The Artifact
An artifact is a set of files with the following properties:
- The creation process for those files is documented;
- The revisions of the source files and the precise version of other artifacts used in the build process are documented;
- The files are usable either by themselves or in conjunction with other artifacts. All the tools required to use the artifact must either be included or themselves be artifacts.
The main distinction between some random set of files and an artifact is the documentation requirement. It's a major bonus if that information is machine readable.
Note that being able to reproduce the build is not a strict requirement. Actually requiring reproducability is very very difficult to achieve in practice, so it is not reasonable to build a process that assumes reproducability. Instead, it is better to design a process that allows the exact same artifact to be used in different settings (testing, staging and production) and thereby avoiding rebuilding artifacts altogether.
Examples
Installers on a download page
The download page can fulfill the documentation requirement, if it has links or other means to identify the revisions and other artifacts used in the construction of the installer. For example, this download page contains a variety of links detailing exactly what went into building the three installers. Drill down on the "Changes since last good build" and see how not only the changes to the product itself, but also changes to various dependencies are included. You can further drill down all the way to the source code itself. Note that the information is also vailable in JSON format.
Source Packages
Since these contain just the source files and their build scripts themselves, they trivially fulfill the documentation requirement. They are usually not very useful artifacts for the end user, but can often serve as pre-requisite artifacts to be used for building artifacts that are usefull for the end-user.
Java JAR or WAR files
By themselves, they do not quite have enough information. Various systems (ivy, maven) have been built to attach the required documentation to make these into proper artifacts.
Notes
Why it's hard to reproduce builds
At first, it is not clear why it should be that hard. Part of it is that we generally are willing to accept "obvious" differences, as long as a reproduced build is "mostly" the same. After all, if builds were totally random, no software engineering could get done. The question is more one of risk analysis. What are the risks involved in rebuilding? Would you deploy a rebuilt artifact into production without testing?
- One obvious issue is that the timestamps will be different in a rebuild. This in itself already causes the built binaries to be different from the original ones. Many compilers and packaging systems embed timestamps into their output, and even the product itself might embed time sensitive information - for example in an "Application > About" menu dropdown, and may even sometimes cause buffer overruns if badly coded.
- Modern compilers and build systems are highly parallel, and therefore not deterministic. Due to random load and environmental issues, several equivalent traversals of a dependency tree or even a parse tree may be used, generating different results. This shouldn't cause bugs, but the binaries just might behave differently, ever so slightly.
- The original hardware or system configuration may no longer be available. This happens more often than one might think. For example, automated system updates, followed by hardware upgrades may render even a faithful and complete image of the original system inoperative.
- Most build systems cannot reliably perform incremental builds under all circumstances. An artifact resulting from an incremental build might not always be reproducible from scratch. Obviously, one solution is to not use incremental builds and accept the time hit, but in practice this can be a hard sell: 5 minutes vs 3-4 hours, really?

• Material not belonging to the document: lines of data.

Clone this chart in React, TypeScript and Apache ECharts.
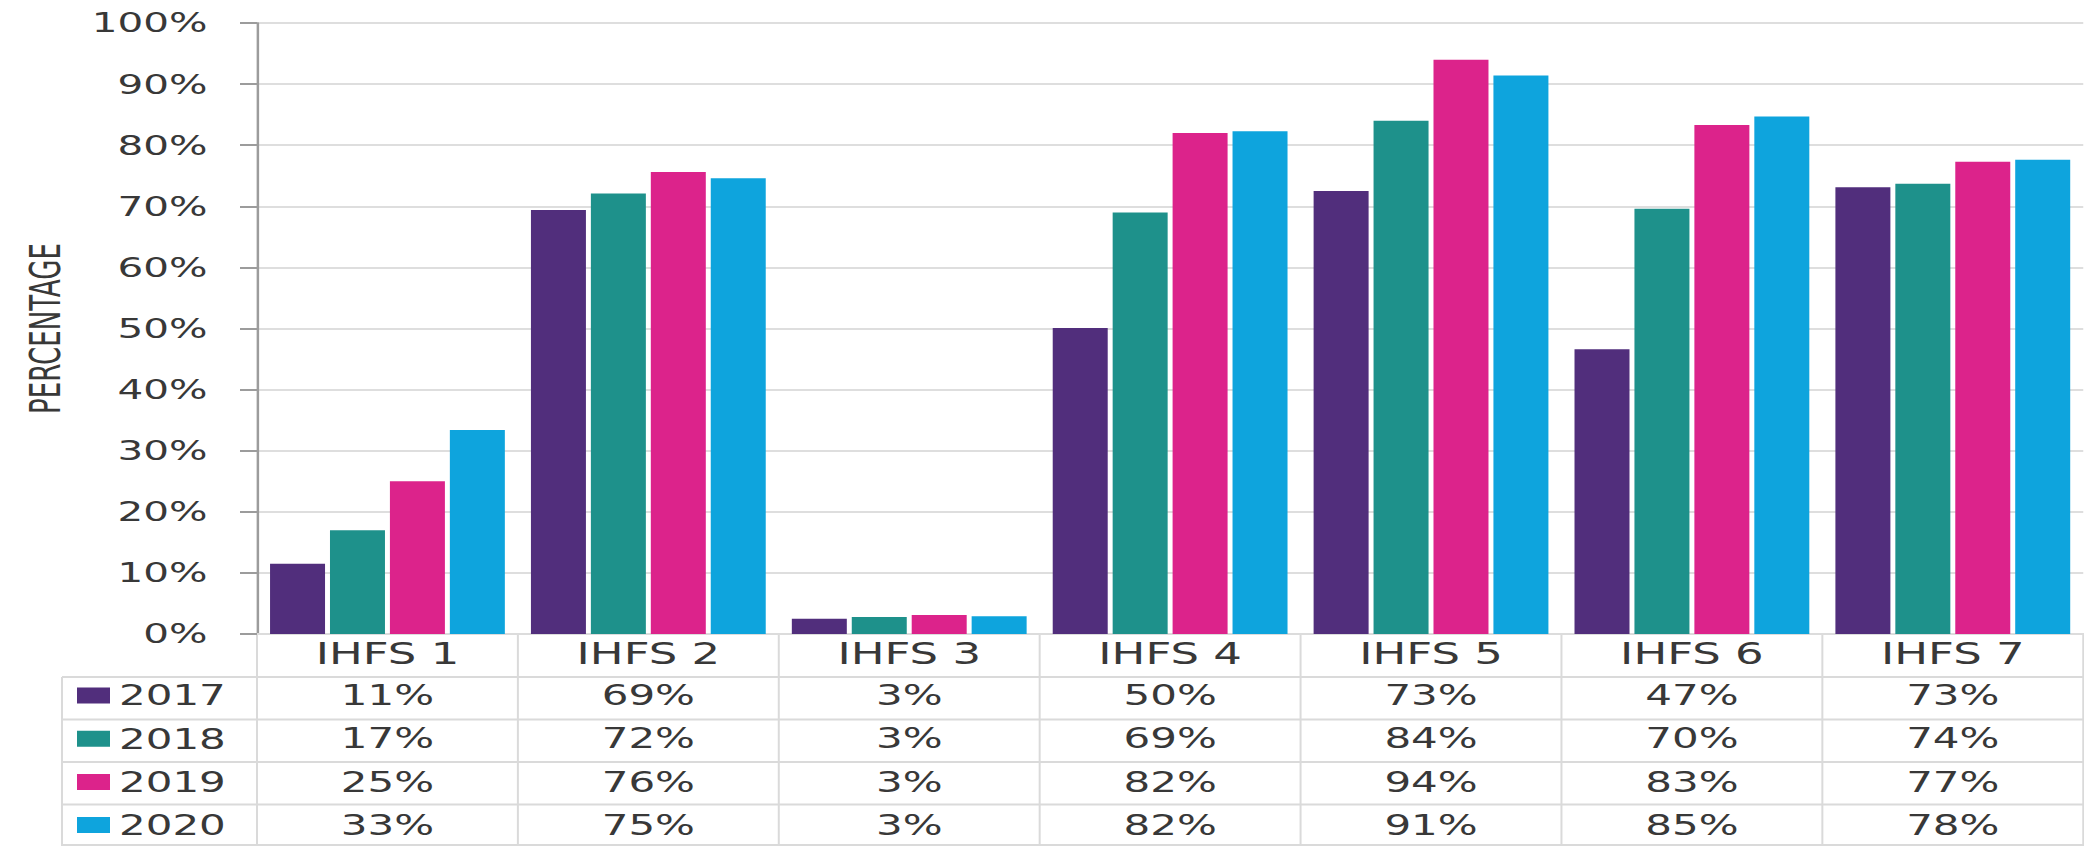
import React, { useEffect, useRef } from "react";
import * as echarts from "echarts";

// ---- data ----
const categories = ["IHFS 1", "IHFS 2", "IHFS 3", "IHFS 4", "IHFS 5", "IHFS 6", "IHFS 7"];
const years = ["2017", "2018", "2019", "2020"];
// bar heights (percent)
const bars2017 = [11.5, 69.4, 2.5, 50.1, 72.5, 46.6, 73.1];
const bars2018 = [17.0, 72.1, 2.8, 69.0, 84.0, 69.6, 73.7];
const bars2019 = [25.0, 75.6, 3.1, 82.0, 94.0, 83.3, 77.3];
const bars2020 = [33.4, 74.6, 2.9, 82.3, 91.4, 84.7, 77.6];
// values printed in the data table (percent)
const table2017 = [11, 69, 3, 50, 73, 47, 73];
const table2018 = [17, 72, 3, 69, 84, 70, 74];
const table2019 = [25, 76, 3, 82, 94, 83, 77];
const table2020 = [33, 75, 3, 82, 91, 85, 78];
const yTicks = { min: 0, max: 100, interval: 10 };
const yAxisTitle = "PERCENTAGE";
const colors = ["#512E7C", "#1E918B", "#DC238B", "#0EA4DD"];

const barRows = [bars2017, bars2018, bars2019, bars2020];
const tableRows = [table2017, table2018, table2019, table2020];

// ---- layout (the whole chart is stretched horizontally) ----
const FULL_W = 2084;
const H = 846;
const W = 1390;
const S = FULL_W / W;
const GRID_LEFT = 257 / S;
const GRID_RIGHT = 0.5;
const GRID_TOP = 23;
const GRID_BOTTOM_Y = 634;
const TABLE_LEFT = 62 / S;
const ROW_LINES = [677, 719.5, 762, 804.5, 845];
const ROW_CENTERS = [695.5, 738.5, 782, 825];
const FONT = "'DejaVu Sans', 'Noto Sans', sans-serif";
const NARROW = "'Liberation Sans Narrow', 'DejaVu Sans Condensed', 'Arial Narrow', sans-serif";
const TEXT = "#383838";
const TABLE_LINE = "#dadada";

export default function App() {
  const ref = useRef<HTMLDivElement>(null);
  useEffect(() => {
    if (!ref.current) return;
    const chart = echarts.init(ref.current, null, { renderer: "svg", width: W, height: H });
    const plotW = W - GRID_LEFT - GRID_RIGHT;
    const cat = plotW / categories.length;
    const vw = 2 / S;

    const graphics: any[] = [];
    // vertical table lines at category boundaries
    for (let i = 0; i <= categories.length; i++) {
      const x = GRID_LEFT + i * cat;
      graphics.push({
        type: "line",
        silent: true,
        shape: { x1: x, y1: GRID_BOTTOM_Y, x2: x, y2: H },
        style: { stroke: TABLE_LINE, lineWidth: vw },
      });
    }
    // left border of the legend column
    graphics.push({
      type: "line",
      silent: true,
      shape: { x1: TABLE_LEFT, y1: ROW_LINES[0], x2: TABLE_LEFT, y2: H },
      style: { stroke: TABLE_LINE, lineWidth: vw },
    });
    // horizontal table lines
    ROW_LINES.forEach((y) => {
      graphics.push({
        type: "line",
        silent: true,
        shape: { x1: TABLE_LEFT, y1: y, x2: W, y2: y },
        style: { stroke: TABLE_LINE, lineWidth: 2 },
      });
    });

    const rowAxes = tableRows.map((row, r) => ({
      type: "category",
      gridIndex: 0,
      position: "bottom",
      data: categories,
      axisLine: { show: false },
      axisTick: { show: false },
      splitLine: { show: false },
      axisLabel: {
        interval: 0,
        margin: ROW_CENTERS[r] - GRID_BOTTOM_Y,
        verticalAlign: "middle",
        fontFamily: FONT,
        fontSize: 28,
        color: TEXT,
        formatter: (_v: string, i: number) => `${row[i]}%`,
      },
    }));

    chart.setOption({
      animation: false,
      color: colors,
      grid: {
        left: GRID_LEFT,
        right: GRID_RIGHT,
        top: GRID_TOP,
        bottom: H - GRID_BOTTOM_Y,
        containLabel: false,
      },
      legend: {
        orient: "vertical",
        left: TABLE_LEFT + 15 / S,
        top: ROW_CENTERS[0] - 15,
        padding: 0,
        itemWidth: 33 / S,
        itemHeight: 16,
        itemGap: 13.2,
        icon: "rect",
        selectedMode: false,
        data: years,
        textStyle: { fontFamily: FONT, fontSize: 28, lineHeight: 30, color: TEXT, padding: [0, 0, 0, 1] },
      },
      xAxis: [
        {
          type: "category",
          data: categories,
          axisLine: { show: true, lineStyle: { color: "#dcdcdc", width: 2 } },
          axisTick: { show: false },
          splitLine: { show: false },
          axisLabel: {
            interval: 0,
            margin: 20,
            verticalAlign: "middle",
            fontFamily: FONT,
            fontSize: 30,
            color: TEXT,
          },
        },
        ...rowAxes,
      ],
      yAxis: {
        type: "value",
        min: yTicks.min,
        max: yTicks.max,
        interval: yTicks.interval,
        name: yAxisTitle,
        nameLocation: "middle",
        nameGap: 127,
        nameTextStyle: { fontFamily: NARROW, fontSize: 29, color: TEXT },
        axisLine: { show: true, lineStyle: { color: "#9c9c9c", width: 2.5 / S } },
        axisTick: { show: true, length: 17 / S, lineStyle: { color: "#9c9c9c", width: 2 } },
        splitLine: { show: true, lineStyle: { color: "#dedede", width: 2 } },
        axisLabel: {
          margin: 33,
          fontFamily: FONT,
          fontSize: 27,
          color: TEXT,
          formatter: "{value}%",
        },
      },
      series: years.map((y, k) => ({
        name: y,
        type: "bar",
        xAxisIndex: 0,
        data: barRows[k],
        barGap: "9%",
        barCategoryGap: "10%",
        itemStyle: { color: colors[k] },
      })),
      graphic: { elements: graphics },
    });
    return () => chart.dispose();
  }, []);

  return (
    <div
      ref={ref}
      style={{
        position: "absolute",
        left: 0,
        top: 0,
        width: W,
        height: H,
        transform: `scaleX(${S})`,
        transformOrigin: "0 0",
        background: "#fff",
      }}
    />
  );
}
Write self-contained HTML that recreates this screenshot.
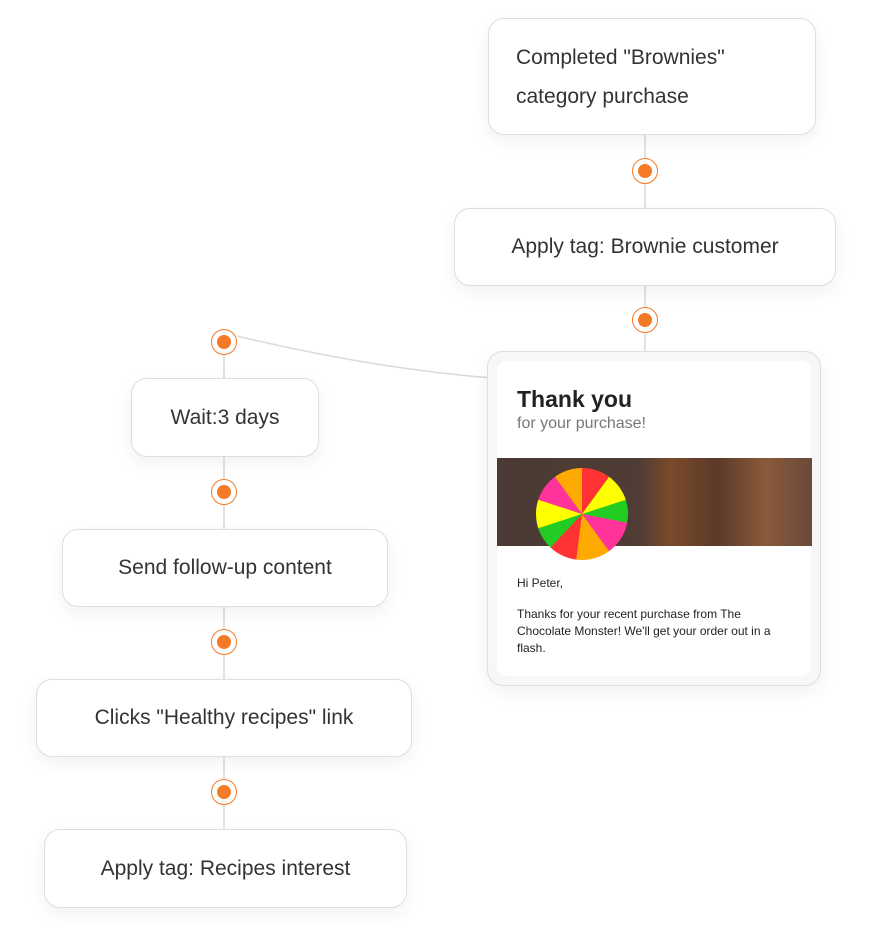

One of my major misgivings about the otherwise excellent maven build system is their release plugin, which makes the basic mistake of performing the tagging prior to the build, therefore requiring you to rebuild for release. The obvious workaround is to always build for release, but that would be much slower.
The Problem with Source Packages
Source packages are a common way to distribute open source software. Download the tarball, unpack, type "./configure; make; sudo make install" and you're done - most of the time. Assuming this works, there still is trouble:
- Build configuration and runtime configuration are invariably conflated. The result is by design not portable, which means you need to build and install on the production system, or design your own binary artifact mechanism.
- Development builds require system access, especially if you have a build dependency between two source package artifacts. You can work around this by defining the installation prefix appropriately, but that will then not catch permissions problem in the production environment, or missing user and group initialization steps or similar problems.
Source Packages are best used only as built time dependencies to produce your own binary artifact, which should be made to travel between test, staging and production without modifications.